__Exercise__.
The required output is every line from the beginning of the entries below through the line that includes "const cyc3000 = [2730, 5510, 5450, 5790, 6290];", copied exactly.

__Dataset records__.

+ + + + + + +

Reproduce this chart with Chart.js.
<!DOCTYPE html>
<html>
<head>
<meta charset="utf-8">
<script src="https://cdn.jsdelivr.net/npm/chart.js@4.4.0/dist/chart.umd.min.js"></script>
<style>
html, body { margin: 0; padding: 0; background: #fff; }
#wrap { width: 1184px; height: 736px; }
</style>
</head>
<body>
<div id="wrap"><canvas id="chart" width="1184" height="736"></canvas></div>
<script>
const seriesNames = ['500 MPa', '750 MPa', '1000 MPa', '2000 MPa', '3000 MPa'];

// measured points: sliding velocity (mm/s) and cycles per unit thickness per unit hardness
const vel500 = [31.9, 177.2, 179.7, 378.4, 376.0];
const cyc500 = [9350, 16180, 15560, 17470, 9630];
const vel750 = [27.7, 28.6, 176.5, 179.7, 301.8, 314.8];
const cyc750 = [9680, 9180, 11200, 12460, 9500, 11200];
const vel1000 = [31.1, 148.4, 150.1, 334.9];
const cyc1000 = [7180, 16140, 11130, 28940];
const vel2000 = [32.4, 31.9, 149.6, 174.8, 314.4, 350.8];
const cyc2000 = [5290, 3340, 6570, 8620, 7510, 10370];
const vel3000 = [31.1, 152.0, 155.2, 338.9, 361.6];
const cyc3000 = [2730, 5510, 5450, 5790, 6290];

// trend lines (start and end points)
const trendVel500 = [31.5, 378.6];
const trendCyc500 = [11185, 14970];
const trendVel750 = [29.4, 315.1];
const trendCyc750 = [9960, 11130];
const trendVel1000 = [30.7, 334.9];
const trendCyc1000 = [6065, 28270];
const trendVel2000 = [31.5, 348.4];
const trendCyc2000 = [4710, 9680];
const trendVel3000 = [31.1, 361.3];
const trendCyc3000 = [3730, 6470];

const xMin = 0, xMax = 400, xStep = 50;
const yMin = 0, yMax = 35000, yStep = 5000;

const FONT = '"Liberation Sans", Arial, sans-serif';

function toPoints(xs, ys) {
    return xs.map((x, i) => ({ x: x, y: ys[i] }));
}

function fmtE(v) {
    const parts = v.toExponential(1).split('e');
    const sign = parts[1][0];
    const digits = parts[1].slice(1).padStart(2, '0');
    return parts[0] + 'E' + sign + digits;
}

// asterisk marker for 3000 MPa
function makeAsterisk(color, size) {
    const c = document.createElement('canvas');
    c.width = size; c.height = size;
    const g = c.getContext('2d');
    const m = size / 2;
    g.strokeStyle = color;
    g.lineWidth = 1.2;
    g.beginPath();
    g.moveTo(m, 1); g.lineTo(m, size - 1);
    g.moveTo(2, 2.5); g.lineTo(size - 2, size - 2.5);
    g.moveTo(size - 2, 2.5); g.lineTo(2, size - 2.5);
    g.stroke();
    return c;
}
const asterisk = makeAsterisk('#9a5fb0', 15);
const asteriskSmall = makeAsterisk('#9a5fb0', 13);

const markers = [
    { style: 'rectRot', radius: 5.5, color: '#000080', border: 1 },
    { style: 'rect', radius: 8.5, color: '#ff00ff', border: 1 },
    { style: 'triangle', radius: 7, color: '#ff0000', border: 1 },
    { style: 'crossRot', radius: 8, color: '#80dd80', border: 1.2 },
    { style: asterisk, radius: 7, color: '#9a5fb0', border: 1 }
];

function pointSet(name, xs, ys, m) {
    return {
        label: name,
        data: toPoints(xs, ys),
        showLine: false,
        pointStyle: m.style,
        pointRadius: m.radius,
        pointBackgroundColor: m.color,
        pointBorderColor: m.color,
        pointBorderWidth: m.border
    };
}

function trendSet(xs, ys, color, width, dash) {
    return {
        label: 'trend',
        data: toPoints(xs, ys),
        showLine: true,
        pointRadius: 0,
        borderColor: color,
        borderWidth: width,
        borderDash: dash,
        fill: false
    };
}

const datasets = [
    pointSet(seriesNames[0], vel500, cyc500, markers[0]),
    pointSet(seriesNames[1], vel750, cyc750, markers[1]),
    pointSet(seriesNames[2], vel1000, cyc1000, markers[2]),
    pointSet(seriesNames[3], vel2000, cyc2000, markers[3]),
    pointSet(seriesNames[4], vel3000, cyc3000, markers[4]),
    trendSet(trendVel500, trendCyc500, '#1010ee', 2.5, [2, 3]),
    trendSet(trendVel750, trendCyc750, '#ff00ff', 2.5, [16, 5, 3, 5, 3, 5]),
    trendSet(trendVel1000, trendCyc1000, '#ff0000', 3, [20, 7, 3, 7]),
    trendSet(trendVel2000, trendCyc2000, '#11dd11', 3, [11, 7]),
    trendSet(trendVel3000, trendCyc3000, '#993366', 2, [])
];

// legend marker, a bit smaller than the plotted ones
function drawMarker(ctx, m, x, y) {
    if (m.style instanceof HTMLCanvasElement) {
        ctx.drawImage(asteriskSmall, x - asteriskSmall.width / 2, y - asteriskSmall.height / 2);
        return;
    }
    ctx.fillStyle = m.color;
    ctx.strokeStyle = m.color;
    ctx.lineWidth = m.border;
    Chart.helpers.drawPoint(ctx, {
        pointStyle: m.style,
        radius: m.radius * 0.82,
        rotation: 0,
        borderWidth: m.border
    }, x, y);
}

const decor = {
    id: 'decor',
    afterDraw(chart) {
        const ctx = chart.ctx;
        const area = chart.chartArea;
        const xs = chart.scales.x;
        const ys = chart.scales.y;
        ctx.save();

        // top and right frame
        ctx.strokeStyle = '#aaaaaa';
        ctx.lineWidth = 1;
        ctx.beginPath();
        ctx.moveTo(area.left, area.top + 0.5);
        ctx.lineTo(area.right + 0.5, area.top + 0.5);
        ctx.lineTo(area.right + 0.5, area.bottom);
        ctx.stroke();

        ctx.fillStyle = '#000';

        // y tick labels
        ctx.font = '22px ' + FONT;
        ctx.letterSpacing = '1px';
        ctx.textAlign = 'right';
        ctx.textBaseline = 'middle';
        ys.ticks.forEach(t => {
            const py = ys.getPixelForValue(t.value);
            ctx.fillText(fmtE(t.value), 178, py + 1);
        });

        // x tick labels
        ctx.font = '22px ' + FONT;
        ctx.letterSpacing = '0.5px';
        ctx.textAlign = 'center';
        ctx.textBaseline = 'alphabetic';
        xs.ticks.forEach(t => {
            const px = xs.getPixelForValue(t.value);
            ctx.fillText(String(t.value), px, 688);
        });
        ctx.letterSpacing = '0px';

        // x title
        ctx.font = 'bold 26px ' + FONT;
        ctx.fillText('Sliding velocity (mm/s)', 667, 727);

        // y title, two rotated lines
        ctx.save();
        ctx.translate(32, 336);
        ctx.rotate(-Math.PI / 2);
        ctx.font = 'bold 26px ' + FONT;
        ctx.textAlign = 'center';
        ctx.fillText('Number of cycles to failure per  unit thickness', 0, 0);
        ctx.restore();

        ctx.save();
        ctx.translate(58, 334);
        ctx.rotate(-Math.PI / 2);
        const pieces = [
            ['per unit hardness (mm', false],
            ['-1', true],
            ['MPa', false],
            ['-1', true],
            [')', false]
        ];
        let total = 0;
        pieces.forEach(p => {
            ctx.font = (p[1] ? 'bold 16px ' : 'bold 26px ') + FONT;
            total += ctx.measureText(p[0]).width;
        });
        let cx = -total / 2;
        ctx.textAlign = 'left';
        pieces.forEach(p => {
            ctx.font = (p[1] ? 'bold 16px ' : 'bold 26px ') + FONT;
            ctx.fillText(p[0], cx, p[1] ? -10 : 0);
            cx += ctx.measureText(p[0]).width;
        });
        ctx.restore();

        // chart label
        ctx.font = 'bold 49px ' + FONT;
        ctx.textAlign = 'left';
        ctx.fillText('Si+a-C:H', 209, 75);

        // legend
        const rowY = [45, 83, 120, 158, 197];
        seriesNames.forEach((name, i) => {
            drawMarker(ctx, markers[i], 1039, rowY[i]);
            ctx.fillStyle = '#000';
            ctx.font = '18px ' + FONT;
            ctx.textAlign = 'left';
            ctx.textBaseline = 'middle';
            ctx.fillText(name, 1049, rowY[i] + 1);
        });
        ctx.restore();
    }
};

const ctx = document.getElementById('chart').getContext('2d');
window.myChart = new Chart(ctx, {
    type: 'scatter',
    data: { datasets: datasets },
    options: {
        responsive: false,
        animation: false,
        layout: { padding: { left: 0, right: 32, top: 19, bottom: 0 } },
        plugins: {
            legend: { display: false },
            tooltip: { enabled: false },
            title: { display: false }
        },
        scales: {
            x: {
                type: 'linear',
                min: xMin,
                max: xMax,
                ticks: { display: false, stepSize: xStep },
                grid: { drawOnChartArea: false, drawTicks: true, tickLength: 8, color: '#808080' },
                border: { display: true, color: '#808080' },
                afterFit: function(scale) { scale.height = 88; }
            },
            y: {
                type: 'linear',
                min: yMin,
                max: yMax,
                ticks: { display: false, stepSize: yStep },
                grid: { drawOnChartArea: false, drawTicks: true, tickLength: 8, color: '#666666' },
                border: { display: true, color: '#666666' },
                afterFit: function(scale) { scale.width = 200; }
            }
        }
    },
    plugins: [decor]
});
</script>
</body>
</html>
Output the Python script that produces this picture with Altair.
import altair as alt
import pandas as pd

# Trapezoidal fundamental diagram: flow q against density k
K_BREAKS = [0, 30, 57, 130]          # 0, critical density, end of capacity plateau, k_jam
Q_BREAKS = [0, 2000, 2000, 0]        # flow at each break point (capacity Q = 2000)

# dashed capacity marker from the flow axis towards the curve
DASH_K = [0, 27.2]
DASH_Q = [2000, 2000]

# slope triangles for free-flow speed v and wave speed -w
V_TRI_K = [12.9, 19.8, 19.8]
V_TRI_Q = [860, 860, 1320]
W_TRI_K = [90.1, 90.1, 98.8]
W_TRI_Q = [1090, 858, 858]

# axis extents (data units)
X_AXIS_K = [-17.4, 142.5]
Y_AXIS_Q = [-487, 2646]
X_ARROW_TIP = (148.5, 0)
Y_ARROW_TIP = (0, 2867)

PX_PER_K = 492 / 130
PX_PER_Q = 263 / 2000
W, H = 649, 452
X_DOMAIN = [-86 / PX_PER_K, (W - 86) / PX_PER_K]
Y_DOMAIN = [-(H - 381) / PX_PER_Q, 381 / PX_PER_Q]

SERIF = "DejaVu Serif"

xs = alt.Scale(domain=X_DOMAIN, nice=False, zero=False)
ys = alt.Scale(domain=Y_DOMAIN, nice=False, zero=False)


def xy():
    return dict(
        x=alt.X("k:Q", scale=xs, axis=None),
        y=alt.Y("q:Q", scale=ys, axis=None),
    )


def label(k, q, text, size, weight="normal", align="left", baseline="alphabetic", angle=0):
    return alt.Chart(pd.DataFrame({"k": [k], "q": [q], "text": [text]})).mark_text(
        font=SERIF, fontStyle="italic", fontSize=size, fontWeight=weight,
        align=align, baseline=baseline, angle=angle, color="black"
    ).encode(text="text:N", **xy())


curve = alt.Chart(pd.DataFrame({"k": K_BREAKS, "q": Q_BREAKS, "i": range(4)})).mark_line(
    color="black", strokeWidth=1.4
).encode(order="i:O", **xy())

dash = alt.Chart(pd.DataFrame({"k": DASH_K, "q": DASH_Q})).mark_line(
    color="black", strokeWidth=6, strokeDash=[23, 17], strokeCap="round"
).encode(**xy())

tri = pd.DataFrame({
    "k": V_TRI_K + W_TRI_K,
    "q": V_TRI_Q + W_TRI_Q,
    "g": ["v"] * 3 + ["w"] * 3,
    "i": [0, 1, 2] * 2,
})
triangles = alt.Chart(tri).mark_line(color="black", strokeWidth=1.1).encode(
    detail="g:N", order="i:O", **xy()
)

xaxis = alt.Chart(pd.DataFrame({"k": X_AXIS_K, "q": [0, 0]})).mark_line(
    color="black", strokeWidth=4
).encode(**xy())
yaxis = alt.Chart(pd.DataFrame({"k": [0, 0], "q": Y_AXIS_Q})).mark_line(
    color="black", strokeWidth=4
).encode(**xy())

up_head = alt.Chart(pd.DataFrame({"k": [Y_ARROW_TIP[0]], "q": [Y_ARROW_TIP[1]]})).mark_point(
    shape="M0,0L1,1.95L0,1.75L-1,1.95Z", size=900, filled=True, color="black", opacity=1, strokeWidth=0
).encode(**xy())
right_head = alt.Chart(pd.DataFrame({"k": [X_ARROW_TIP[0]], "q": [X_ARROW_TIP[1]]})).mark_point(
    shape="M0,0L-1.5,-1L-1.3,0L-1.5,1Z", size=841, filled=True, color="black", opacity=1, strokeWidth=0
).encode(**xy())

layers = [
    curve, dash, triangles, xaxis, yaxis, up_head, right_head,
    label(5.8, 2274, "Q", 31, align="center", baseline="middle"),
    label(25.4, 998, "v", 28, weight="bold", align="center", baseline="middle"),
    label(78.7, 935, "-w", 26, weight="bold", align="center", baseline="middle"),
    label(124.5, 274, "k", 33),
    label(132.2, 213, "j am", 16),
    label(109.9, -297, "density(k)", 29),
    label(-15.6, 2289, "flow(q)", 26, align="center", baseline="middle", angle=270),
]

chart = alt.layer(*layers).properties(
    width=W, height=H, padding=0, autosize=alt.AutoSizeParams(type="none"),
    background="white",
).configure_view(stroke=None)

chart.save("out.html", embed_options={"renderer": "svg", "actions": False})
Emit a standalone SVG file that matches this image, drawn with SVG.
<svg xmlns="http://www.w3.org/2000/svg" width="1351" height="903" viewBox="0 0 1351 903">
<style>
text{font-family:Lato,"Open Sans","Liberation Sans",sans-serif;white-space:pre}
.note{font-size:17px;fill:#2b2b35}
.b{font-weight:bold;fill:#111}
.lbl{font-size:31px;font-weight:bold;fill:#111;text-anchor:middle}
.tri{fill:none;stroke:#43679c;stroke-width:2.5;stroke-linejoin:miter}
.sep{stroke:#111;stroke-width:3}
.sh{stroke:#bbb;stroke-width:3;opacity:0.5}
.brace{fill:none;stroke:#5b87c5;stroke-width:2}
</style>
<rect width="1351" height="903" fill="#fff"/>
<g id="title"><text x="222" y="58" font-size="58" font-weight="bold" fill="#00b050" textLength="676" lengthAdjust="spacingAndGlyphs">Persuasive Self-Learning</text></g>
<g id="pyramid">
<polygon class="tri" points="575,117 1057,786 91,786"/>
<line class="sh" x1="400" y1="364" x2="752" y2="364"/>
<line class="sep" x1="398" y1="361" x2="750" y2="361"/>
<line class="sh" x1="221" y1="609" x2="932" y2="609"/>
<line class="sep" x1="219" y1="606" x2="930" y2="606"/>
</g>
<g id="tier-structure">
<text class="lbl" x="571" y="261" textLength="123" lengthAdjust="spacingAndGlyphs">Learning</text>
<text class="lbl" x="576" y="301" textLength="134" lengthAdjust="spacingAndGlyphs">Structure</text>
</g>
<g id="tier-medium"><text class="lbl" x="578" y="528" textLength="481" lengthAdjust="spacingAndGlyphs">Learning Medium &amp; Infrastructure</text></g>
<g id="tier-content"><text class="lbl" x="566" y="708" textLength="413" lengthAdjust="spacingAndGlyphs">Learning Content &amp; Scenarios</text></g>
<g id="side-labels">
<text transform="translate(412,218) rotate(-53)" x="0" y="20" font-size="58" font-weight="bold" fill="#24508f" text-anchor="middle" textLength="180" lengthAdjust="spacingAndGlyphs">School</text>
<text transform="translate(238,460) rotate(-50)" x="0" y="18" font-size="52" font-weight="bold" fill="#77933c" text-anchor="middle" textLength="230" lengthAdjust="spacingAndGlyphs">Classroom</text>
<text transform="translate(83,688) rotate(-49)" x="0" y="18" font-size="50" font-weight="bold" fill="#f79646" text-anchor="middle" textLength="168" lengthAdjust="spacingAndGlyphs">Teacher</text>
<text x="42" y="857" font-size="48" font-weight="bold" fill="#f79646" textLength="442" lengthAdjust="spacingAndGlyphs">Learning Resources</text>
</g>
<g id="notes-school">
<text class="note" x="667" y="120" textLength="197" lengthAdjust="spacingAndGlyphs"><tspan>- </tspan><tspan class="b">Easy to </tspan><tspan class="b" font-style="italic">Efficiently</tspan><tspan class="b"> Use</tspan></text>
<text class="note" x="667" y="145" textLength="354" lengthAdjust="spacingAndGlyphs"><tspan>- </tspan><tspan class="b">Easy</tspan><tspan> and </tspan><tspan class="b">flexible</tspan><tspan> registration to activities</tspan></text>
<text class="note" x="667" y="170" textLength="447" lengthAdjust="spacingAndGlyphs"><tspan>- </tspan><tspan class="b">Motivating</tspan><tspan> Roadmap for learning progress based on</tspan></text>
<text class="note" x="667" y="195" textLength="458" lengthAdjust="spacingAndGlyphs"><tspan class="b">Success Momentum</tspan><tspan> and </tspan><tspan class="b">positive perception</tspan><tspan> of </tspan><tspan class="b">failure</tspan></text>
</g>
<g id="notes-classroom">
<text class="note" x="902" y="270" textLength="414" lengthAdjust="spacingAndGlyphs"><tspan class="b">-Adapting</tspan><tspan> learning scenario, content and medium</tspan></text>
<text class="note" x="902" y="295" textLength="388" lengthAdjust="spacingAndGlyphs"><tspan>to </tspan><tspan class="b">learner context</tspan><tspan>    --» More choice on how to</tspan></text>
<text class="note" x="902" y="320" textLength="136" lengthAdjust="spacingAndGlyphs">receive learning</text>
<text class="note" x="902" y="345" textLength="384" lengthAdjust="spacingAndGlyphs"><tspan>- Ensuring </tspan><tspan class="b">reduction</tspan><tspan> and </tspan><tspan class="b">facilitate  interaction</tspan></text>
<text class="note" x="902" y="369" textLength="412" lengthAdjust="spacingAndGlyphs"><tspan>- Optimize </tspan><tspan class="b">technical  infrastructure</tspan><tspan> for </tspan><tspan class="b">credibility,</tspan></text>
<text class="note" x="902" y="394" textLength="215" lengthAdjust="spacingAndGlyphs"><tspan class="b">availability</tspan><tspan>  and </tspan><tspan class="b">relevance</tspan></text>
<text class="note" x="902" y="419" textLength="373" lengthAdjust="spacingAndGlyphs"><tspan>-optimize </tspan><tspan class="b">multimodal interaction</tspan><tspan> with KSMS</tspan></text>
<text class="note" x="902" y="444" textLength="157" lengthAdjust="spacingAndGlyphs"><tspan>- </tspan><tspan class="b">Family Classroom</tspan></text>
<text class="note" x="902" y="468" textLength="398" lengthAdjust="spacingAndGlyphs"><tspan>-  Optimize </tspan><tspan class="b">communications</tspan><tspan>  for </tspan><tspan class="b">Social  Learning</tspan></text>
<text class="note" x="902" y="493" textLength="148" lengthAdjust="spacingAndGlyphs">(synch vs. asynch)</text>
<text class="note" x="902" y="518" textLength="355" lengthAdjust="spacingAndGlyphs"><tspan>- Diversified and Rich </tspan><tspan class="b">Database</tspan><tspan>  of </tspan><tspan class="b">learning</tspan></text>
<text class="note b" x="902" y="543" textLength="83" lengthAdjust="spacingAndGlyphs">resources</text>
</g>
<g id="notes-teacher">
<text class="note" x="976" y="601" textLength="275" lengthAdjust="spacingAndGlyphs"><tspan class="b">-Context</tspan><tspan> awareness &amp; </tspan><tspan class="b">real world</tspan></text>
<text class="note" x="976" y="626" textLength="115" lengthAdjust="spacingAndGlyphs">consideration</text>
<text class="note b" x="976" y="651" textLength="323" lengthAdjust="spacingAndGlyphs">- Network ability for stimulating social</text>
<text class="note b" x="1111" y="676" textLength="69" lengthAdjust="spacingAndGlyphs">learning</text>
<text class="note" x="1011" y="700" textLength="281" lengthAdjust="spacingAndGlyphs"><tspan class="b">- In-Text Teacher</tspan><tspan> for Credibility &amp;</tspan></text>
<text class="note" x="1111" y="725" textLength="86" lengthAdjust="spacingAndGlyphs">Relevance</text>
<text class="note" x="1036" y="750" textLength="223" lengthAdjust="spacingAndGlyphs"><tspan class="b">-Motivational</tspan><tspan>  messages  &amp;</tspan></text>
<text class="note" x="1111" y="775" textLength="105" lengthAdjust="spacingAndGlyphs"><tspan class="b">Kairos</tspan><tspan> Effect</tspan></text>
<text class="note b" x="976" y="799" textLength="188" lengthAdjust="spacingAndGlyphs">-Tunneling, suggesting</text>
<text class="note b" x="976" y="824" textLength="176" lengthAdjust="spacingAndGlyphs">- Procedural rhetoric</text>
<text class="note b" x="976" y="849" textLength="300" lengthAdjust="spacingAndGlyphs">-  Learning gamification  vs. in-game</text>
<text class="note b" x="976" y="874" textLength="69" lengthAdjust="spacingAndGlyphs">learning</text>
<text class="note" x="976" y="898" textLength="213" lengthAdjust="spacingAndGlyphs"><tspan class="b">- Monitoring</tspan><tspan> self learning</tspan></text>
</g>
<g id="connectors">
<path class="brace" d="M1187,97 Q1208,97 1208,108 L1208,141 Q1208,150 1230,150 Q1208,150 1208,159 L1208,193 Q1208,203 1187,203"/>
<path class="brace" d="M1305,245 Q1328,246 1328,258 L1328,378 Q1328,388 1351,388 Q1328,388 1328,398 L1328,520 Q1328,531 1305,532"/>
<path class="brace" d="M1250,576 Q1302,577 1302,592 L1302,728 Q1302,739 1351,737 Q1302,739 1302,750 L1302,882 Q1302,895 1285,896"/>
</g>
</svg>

+ + + + + + +

__The answer__.
Reproduce this chart with Chart.js.
<!DOCTYPE html>
<html>
<head>
<meta charset="utf-8">
<script src="https://cdn.jsdelivr.net/npm/chart.js@4.4.0/dist/chart.umd.min.js"></script>
<style>
html, body { margin: 0; padding: 0; background: #fff; }
#wrap { width: 1184px; height: 736px; }
</style>
</head>
<body>
<div id="wrap"><canvas id="chart" width="1184" height="736"></canvas></div>
<script>
const seriesNames = ['500 MPa', '750 MPa', '1000 MPa', '2000 MPa', '3000 MPa'];

// measured points: sliding velocity (mm/s) and cycles per unit thickness per unit hardness
const vel500 = [31.9, 177.2, 179.7, 378.4, 376.0];
const cyc500 = [9350, 16180, 15560, 17470, 9630];
const vel750 = [27.7, 28.6, 176.5, 179.7, 301.8, 314.8];
const cyc750 = [9680, 9180, 11200, 12460, 9500, 11200];
const vel1000 = [31.1, 148.4, 150.1, 334.9];
const cyc1000 = [7180, 16140, 11130, 28940];
const vel2000 = [32.4, 31.9, 149.6, 174.8, 314.4, 350.8];
const cyc2000 = [5290, 3340, 6570, 8620, 7510, 10370];
const vel3000 = [31.1, 152.0, 155.2, 338.9, 361.6];
const cyc3000 = [2730, 5510, 5450, 5790, 6290];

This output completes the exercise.